**Short exercise:**
Determine the number of lines in the data that include the word "seaborn", and write only that number.

**Dataset content:**
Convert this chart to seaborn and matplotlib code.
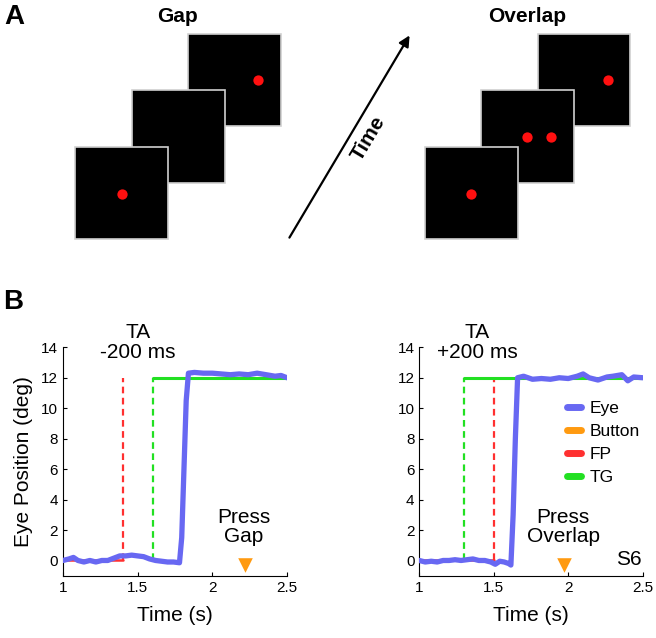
import numpy as np
import pandas as pd
import matplotlib
matplotlib.use('Agg')
import matplotlib.pyplot as plt
from matplotlib.patches import Rectangle
from matplotlib.lines import Line2D
import seaborn as sns

# --- panel A: schematic screens (pixel positions in the figure) ---
gap_screens = [(188, 34, 93, 92), (132, 90, 93, 93), (75, 147, 93, 92)]
gap_dots = [(258, 80), (122, 194)]
overlap_screens = [(538, 34, 92, 92), (481, 90, 93, 93), (425, 147, 93, 92)]
overlap_dots = [(608, 80), (527, 137), (551, 137), (471, 194)]
arrow_start = (288, 240)
arrow_end = (411, 33)

# --- panel B: eye traces (time in s, position in deg) ---
gap_t = [1.00, 1.04, 1.07, 1.10, 1.14, 1.18, 1.22, 1.26, 1.30, 1.34, 1.38, 1.42,
         1.46, 1.50, 1.54, 1.58, 1.62, 1.66, 1.70, 1.74, 1.78, 1.795, 1.81, 1.825,
         1.84, 1.88, 1.94, 2.00, 2.06, 2.12, 2.18, 2.24, 2.30, 2.36, 2.42, 2.46, 2.50]
gap_eye = [0.0, 0.1, 0.2, 0.0, -0.1, 0.0, -0.1, 0.0, 0.0, 0.15, 0.3, 0.3,
           0.35, 0.3, 0.25, 0.1, 0.0, -0.05, -0.1, -0.1, -0.15, 1.5, 6.0, 10.5,
           12.3, 12.35, 12.3, 12.3, 12.25, 12.2, 12.25, 12.2, 12.3, 12.2, 12.1, 12.15, 12.0]

overlap_t = [1.00, 1.04, 1.08, 1.12, 1.16, 1.20, 1.24, 1.28, 1.32, 1.36, 1.40, 1.44,
             1.48, 1.51, 1.54, 1.57, 1.60, 1.615, 1.63, 1.645, 1.66, 1.70, 1.76,
             1.82, 1.88, 1.94, 2.00, 2.06, 2.10, 2.14, 2.20, 2.26, 2.30, 2.36, 2.40, 2.44, 2.50]
overlap_eye = [0.0, -0.1, -0.05, -0.1, 0.0, 0.0, 0.05, 0.0, 0.05, 0.1, 0.0, 0.0,
               -0.1, -0.25, -0.05, -0.1, -0.2, -0.3, 3.0, 8.0, 12.0, 12.1, 11.9,
               11.95, 11.9, 12.0, 11.95, 12.1, 12.25, 12.0, 11.85, 12.05, 12.1, 12.2, 11.8, 12.05, 12.0]

fp_off = [1.4, 1.5]        # FP offset time (s)
tg_on = [1.6, 1.3]         # target onset time (s)
button_t = [2.22, 1.97]    # button press time (s)
target_deg = 12
ta_labels = ['TA\n-200 ms', 'TA\n+200 ms']
press_labels = ['Press\nGap', 'Press\nOverlap']
x_ticks = [1, 1.5, 2, 2.5]
x_ticklabels = ['1', '1.5', '2', '2.5']
y_ticks = [0, 2, 4, 6, 8, 10, 12, 14]

eye_col = '#6868f2'
btn_col = '#ff9a10'
fp_col = '#ff3030'
tg_col = '#22e022'

sns.set_style('ticks')
plt.rcParams['font.family'] = ['Liberation Sans', 'DejaVu Sans']
plt.rcParams['xtick.direction'] = 'in'
plt.rcParams['ytick.direction'] = 'in'
for key in ['text.color', 'axes.labelcolor', 'xtick.color', 'ytick.color', 'axes.edgecolor']:
    plt.rcParams[key] = 'black'

fig = plt.figure(figsize=(6.56, 6.38), dpi=100)

# panel A in pixel coordinates
axA = fig.add_axes([0, 0, 1, 1], zorder=0)
axA.set_xlim(0, 656)
axA.set_ylim(638, 0)
axA.axis('off')
for screens, dots in [(gap_screens, gap_dots), (overlap_screens, overlap_dots)]:
    for k, (x, y, w, h) in enumerate(screens):
        axA.add_patch(Rectangle((x, y), w, h, facecolor='black', edgecolor='#d0d0d0',
                                lw=1.2, zorder=2 + k))
    axA.scatter([d[0] for d in dots], [d[1] for d in dots], s=55, color='#ff1010',
                zorder=10, linewidths=0)
axA.annotate('', xy=arrow_end, xytext=arrow_start,
             arrowprops=dict(arrowstyle='-|>', color='black', lw=1.6, mutation_scale=16))
axA.text(369, 138, 'Time', rotation=59, ha='center', va='center', fontsize=15,
         fontweight='bold')
axA.text(178, 16, 'Gap', ha='center', va='center', fontsize=15, fontweight='bold')
axA.text(527, 16, 'Overlap', ha='center', va='center', fontsize=15, fontweight='bold')
axA.text(4, 17, 'A', ha='left', va='center', fontsize=20, fontweight='bold')
axA.text(3, 302, 'B', ha='left', va='center', fontsize=20, fontweight='bold')

# panel B
bottom = (638 - 575.7) / 638
height = 228.4 / 638
ax1 = fig.add_axes([63 / 656, bottom, 224 / 656, height])
ax2 = fig.add_axes([419.3 / 656, bottom, 223.4 / 656, height])

traces = [(gap_t, gap_eye), (overlap_t, overlap_eye)]
for i, ax in enumerate([ax1, ax2]):
    t, eye = traces[i]
    # FP on until offset, TG on from onset
    ax.plot([1, fp_off[i]], [0, 0], color=fp_col, lw=1.8, zorder=2)
    ax.vlines(fp_off[i], 0, target_deg, color=fp_col, lw=1.6, linestyles=(0, (3, 2)), zorder=2)
    ax.plot([tg_on[i], 2.5], [target_deg, target_deg], color=tg_col, lw=2.2, zorder=2)
    ax.vlines(tg_on[i], 0, target_deg, color=tg_col, lw=1.6, linestyles=(0, (3, 2)), zorder=2)
    df = pd.DataFrame({'t': t, 'eye': eye})
    sns.lineplot(data=df, x='t', y='eye', ax=ax, color=eye_col, lw=3.8, sort=False,
                 estimator=None, zorder=3)
    ax.scatter([button_t[i]], [-0.3], marker='v', s=110, color=btn_col, zorder=4,
               linewidths=0)
    ax.set_xlim(1, 2.5)
    ax.set_ylim(-1, 14)
    ax.set_xticks(x_ticks)
    ax.set_xticklabels(x_ticklabels)
    ax.set_yticks(y_ticks)
    ax.tick_params(labelsize=11, length=3, width=0.8, colors='black')
    ax.spines['top'].set_visible(False)
    ax.spines['right'].set_visible(False)
    ax.spines['left'].set_bounds(-1, 14)
    ax.set_xlabel('Time (s)', fontsize=15, labelpad=8)
    ax.set_ylabel('')
    ta_x = 1.5 if i == 0 else 1.39
    ax.text(ta_x, 14.3, ta_labels[i], ha='center', va='center', fontsize=15,
            linespacing=1.05, clip_on=False)
    px = 2.21 if i == 0 else 1.965
    ax.text(px, 2.2, press_labels[i], ha='center', va='center', fontsize=15,
            linespacing=1.0)

ax1.set_ylabel('Eye Position (deg)', fontsize=15, labelpad=6)
ax2.text(2.49, 0.05, 'S6', ha='right', va='center', fontsize=15)

handles = [Line2D([], [], color=c, lw=5) for c in [eye_col, btn_col, fp_col, tg_col]]
ax2.legend(handles, ['Eye', 'Button', 'FP', 'TG'], loc='upper left',
           bbox_to_anchor=(0.59, 0.835), frameon=False, fontsize=12.5,
           handlelength=0.8, handletextpad=0.5, labelspacing=0.45)

fig.savefig('out.png', dpi=100)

**Written reply:**
2